The Writings of the Báb were voluminous, and the rapidity with which, without study or premeditation, He composed elaborate commentaries, profound expositions or eloquent prayers was regarded as one of the proofs of His divine inspiration.
The purport of His various Writings has been summarized as follows:—
Some of these [the Báb’s Writings] were commentaries on, and interpretations of the verses of the Kur’an; some were prayers, homilies, and hints of [the true significance of certain] passages; other were exhortations, admonitions, dissertations on the different branches of the doctrine of the Divine Unity … encouragements to amendment of character, severance from worldly states, and dependence on the inspirations of God. But the essence and purport of his compositions were the praises and descriptions of that Reality soon to appear which was his only object and aim, his darling, and his desire.

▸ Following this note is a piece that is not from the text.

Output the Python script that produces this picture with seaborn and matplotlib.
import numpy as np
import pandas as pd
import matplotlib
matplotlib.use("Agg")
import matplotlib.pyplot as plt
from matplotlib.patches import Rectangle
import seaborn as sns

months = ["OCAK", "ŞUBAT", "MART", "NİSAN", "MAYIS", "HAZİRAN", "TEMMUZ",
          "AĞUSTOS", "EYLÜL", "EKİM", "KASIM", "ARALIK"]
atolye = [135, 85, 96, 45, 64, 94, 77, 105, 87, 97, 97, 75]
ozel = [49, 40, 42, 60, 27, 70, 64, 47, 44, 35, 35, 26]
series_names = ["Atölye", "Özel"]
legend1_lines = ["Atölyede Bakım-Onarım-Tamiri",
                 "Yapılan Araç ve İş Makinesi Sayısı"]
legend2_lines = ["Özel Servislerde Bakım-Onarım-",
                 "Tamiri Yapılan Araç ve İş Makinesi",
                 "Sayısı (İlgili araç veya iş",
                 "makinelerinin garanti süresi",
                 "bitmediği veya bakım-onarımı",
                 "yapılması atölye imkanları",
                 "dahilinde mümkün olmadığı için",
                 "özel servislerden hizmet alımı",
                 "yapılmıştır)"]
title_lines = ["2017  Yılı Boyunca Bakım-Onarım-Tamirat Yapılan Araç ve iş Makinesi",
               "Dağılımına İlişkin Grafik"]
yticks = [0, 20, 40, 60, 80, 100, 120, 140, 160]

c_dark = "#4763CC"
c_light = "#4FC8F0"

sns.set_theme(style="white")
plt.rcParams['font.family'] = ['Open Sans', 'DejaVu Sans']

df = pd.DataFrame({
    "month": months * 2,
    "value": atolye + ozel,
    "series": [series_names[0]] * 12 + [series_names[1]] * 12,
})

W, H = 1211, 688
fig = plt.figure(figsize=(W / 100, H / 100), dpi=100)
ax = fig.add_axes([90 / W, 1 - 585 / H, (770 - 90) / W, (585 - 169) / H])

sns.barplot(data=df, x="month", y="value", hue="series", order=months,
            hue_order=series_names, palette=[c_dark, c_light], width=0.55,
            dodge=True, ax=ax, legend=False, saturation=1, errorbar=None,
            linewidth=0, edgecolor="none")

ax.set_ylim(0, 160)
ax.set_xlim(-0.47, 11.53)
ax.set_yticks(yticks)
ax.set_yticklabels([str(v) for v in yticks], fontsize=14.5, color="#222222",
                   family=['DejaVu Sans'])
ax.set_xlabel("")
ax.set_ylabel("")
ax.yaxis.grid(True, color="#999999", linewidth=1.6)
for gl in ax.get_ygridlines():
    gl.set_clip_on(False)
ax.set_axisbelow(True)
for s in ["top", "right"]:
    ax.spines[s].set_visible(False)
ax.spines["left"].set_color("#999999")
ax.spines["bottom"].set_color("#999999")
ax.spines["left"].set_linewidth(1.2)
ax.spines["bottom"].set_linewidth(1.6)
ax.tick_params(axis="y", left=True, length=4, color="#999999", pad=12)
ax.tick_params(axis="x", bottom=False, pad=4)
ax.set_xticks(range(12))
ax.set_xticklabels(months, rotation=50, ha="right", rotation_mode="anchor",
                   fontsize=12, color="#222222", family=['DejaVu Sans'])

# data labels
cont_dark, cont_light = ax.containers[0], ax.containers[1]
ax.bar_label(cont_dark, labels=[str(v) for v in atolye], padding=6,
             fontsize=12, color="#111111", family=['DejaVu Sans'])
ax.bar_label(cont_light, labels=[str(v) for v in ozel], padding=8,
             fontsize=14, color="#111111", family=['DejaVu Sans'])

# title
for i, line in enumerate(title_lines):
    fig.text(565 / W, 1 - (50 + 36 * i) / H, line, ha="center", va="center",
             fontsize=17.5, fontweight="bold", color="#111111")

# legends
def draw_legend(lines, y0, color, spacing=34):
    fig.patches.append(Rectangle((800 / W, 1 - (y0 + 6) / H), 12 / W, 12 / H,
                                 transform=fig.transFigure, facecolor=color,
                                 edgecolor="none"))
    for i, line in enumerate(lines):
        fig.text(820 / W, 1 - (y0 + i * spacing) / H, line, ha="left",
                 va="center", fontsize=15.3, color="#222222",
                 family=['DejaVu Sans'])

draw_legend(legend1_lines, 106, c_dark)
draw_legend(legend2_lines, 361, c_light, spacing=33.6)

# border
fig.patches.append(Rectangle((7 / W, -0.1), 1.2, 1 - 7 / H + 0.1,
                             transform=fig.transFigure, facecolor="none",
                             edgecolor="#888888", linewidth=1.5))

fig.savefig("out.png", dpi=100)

For he regarded his own appearance as that of a harbinger of good tidings, and considered his own real nature merely as a means for the manifestation of the greater perfections of that One. And indeed he ceased not from celebrating Him by night or day for a single instant, but used to signify to all his followers that they should expect His arising: in such wise that he declares in his writings, “I am a letter out of that most might book and a dew-drop from that limitless ocean, and, when He shall appear, my true nature, my mysteries, riddles, and intimations will become evident, and the embryo of this religion shall develop through the grades of its being and ascent, attain to the station of ‘the most comely of forms,’ and become adorned with the robe of ‘blessed be God, the Best of Creators.’ … and so inflamed was he with His flame that commemoration of Him was the bright candle of 20 his dark nights in the fortress of Mákú, and remembrance of Him was the best of companions in the straits of the prison of Chihrík. Thereby he obtained spiritual enlargements; with His wine was he inebriated; and at remembrance of Him did he rejoice.—A Traveller’s Narrative (Episode of the Báb), pp. 54–56.